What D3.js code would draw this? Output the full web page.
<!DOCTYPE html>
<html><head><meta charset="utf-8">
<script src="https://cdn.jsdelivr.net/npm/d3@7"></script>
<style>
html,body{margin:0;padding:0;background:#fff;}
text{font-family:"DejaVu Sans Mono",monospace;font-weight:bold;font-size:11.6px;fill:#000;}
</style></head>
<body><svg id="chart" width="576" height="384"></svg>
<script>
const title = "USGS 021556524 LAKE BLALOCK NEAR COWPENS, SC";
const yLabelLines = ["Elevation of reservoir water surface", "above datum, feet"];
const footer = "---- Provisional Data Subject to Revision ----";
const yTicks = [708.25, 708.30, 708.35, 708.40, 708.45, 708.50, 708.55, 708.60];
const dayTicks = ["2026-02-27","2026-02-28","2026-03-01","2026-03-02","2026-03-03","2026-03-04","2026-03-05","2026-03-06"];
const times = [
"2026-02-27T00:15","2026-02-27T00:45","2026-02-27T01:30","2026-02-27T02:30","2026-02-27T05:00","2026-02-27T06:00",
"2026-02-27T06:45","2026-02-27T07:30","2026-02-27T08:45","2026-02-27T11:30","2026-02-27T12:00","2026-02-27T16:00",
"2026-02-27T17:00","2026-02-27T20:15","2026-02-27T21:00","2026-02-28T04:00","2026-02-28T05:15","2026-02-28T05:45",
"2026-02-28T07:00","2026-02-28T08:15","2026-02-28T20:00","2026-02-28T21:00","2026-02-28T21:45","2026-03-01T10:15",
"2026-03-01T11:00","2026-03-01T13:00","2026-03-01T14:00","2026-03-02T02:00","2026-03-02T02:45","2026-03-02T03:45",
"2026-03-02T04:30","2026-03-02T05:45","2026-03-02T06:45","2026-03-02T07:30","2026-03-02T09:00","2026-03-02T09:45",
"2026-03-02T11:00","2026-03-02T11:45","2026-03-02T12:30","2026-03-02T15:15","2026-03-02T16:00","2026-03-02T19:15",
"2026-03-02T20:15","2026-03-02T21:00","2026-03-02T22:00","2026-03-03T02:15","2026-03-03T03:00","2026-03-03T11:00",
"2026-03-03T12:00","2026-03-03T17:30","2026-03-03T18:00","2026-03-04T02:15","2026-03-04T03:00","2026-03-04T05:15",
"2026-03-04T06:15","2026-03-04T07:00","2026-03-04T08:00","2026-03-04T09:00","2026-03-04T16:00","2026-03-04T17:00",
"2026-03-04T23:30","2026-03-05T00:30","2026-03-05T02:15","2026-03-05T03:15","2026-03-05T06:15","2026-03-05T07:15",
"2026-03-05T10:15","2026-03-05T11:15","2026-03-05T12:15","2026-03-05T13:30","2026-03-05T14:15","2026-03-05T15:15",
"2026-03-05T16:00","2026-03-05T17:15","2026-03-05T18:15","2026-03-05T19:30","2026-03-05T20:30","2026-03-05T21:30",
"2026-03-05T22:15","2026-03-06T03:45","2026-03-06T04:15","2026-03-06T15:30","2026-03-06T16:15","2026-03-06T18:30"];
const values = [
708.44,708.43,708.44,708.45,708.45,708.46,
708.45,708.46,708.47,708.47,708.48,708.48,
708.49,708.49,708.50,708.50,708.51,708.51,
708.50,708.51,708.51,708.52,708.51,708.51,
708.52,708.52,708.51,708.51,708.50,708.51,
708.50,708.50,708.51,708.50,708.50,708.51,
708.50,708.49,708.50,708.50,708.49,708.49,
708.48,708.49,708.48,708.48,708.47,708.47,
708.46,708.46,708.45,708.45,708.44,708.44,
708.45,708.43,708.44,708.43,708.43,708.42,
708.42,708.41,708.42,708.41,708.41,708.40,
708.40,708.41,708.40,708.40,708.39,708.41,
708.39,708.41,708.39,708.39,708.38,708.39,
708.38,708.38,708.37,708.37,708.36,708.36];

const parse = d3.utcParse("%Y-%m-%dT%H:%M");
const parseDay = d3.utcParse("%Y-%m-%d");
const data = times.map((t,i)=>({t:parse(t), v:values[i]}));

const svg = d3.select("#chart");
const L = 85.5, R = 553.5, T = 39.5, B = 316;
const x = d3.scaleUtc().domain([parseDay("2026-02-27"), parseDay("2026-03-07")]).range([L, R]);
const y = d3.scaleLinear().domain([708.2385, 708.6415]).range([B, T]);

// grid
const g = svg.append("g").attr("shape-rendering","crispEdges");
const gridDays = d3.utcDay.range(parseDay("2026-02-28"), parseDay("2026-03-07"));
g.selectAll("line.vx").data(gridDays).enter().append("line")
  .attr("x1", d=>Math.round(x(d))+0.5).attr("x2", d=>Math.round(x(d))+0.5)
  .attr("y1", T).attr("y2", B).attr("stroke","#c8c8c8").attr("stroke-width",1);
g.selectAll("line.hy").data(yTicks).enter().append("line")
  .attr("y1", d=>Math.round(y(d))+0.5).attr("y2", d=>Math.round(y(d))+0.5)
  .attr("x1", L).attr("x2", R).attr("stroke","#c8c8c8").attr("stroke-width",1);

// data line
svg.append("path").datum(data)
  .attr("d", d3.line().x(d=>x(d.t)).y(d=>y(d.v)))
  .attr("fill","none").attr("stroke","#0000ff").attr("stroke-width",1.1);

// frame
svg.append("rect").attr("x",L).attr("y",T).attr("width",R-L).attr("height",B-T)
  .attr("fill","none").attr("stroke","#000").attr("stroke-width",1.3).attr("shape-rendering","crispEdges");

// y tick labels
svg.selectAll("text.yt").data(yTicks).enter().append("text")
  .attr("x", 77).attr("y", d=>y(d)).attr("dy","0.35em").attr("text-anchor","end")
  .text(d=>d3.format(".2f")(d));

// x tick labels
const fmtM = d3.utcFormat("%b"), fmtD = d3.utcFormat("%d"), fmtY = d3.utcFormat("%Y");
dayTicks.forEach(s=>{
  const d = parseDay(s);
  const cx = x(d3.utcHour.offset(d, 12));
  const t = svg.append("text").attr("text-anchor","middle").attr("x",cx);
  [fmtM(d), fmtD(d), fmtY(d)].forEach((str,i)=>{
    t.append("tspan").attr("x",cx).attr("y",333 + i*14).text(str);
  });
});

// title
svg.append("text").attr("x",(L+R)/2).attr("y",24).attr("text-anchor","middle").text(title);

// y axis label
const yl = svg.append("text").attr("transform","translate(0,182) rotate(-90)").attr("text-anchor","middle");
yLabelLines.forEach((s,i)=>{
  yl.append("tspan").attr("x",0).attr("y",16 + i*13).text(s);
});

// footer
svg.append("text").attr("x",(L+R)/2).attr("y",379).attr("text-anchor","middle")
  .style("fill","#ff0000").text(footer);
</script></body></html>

********

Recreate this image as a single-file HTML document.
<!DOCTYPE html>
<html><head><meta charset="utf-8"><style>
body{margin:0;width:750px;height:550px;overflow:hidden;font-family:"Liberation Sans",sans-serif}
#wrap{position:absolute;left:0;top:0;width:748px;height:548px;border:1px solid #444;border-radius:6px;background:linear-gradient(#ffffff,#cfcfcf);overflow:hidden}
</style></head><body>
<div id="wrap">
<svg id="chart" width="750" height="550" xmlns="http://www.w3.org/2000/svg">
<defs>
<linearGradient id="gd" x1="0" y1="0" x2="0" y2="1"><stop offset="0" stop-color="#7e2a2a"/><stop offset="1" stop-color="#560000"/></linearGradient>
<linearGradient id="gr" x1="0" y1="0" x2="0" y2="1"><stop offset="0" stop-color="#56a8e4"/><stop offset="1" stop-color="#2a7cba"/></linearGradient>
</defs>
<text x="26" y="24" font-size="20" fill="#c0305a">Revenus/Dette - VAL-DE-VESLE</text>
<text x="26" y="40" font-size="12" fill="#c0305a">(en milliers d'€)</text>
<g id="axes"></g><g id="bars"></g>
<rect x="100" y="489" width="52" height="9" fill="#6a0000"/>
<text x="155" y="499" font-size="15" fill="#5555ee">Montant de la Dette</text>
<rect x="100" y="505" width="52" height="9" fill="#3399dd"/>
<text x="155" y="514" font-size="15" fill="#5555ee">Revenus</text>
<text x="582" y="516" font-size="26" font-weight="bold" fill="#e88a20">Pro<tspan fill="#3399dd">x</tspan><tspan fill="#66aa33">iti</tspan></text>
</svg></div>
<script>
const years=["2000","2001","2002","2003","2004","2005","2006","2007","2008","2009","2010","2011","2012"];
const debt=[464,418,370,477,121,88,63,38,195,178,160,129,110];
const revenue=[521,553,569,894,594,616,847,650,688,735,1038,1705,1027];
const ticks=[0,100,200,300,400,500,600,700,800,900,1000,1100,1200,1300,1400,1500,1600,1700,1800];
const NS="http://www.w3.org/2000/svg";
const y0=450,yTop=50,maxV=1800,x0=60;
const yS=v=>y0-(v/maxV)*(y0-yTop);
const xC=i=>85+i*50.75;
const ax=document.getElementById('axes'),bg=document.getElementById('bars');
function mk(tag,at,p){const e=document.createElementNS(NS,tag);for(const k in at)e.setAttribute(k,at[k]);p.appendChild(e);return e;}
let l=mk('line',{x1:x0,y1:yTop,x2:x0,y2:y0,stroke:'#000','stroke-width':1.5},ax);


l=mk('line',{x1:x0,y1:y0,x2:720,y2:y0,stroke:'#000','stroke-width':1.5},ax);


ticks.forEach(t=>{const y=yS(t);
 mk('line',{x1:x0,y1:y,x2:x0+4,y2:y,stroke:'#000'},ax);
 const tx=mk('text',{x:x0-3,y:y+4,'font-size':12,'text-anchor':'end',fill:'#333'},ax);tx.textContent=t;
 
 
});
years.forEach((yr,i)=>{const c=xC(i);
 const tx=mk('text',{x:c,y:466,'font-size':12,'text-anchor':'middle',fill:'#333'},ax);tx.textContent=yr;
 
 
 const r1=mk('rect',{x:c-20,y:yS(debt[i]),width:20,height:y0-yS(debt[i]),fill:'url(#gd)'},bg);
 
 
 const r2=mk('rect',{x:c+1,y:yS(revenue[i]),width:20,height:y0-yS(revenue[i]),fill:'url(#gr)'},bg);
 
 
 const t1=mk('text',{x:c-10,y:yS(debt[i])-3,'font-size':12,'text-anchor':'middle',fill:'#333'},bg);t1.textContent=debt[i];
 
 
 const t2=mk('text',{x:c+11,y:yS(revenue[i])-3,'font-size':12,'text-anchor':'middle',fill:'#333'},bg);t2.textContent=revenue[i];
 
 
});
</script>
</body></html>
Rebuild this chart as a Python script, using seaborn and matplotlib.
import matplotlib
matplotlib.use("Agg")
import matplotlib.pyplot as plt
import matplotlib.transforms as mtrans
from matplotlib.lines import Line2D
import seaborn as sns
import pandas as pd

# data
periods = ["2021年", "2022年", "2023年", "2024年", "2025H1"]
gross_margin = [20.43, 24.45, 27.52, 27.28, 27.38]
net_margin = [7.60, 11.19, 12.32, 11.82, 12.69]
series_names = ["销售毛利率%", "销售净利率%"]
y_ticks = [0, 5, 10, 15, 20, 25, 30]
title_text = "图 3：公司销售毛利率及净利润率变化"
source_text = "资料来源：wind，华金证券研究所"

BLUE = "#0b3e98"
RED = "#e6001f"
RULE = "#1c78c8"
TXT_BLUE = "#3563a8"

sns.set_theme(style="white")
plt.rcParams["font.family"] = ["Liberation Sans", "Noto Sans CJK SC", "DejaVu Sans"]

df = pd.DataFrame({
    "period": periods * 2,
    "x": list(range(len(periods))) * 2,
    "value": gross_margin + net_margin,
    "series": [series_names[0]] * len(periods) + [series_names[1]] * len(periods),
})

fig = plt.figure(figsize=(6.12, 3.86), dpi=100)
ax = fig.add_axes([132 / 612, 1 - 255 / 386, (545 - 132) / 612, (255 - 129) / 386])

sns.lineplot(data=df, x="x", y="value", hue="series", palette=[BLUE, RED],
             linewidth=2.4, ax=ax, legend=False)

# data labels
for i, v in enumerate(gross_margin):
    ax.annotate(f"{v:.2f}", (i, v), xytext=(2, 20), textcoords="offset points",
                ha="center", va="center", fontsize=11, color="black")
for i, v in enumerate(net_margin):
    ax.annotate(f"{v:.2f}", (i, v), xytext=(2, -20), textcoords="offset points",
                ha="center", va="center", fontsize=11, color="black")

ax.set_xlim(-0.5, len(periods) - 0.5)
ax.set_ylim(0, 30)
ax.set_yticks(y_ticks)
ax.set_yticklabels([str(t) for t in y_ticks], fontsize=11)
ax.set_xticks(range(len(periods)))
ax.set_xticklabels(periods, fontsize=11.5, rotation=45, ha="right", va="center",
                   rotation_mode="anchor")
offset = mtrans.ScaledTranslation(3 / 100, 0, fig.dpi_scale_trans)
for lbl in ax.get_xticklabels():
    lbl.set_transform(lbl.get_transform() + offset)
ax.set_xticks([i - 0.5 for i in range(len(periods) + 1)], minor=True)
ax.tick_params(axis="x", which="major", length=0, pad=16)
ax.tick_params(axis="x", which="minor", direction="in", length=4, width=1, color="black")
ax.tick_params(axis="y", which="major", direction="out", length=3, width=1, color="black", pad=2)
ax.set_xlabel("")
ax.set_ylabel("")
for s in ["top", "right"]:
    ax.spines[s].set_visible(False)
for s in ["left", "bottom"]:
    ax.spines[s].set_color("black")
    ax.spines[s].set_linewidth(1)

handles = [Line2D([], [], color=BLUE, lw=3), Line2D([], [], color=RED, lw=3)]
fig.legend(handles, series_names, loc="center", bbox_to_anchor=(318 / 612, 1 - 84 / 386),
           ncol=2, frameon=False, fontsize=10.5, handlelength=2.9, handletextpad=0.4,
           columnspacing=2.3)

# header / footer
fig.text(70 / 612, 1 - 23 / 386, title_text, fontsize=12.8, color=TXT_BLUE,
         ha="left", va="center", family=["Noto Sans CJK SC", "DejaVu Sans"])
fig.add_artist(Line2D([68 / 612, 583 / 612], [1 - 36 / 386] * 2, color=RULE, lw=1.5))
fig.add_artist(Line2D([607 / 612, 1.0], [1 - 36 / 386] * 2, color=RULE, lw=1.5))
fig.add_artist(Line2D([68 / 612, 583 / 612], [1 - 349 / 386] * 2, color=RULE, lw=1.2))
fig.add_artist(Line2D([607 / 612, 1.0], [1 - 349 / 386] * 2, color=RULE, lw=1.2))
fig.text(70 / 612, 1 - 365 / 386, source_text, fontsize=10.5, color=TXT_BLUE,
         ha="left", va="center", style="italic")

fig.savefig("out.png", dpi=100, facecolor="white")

********

In the material above, find each line that contains the word "matplotlib", and select it.

Rebuild this chart as a Python script, using seaborn and matplotlib.
import matplotlib
matplotlib.use("Agg")
import matplotlib.pyplot as plt
import matplotlib.transforms as mtrans
from matplotlib.lines import Line2D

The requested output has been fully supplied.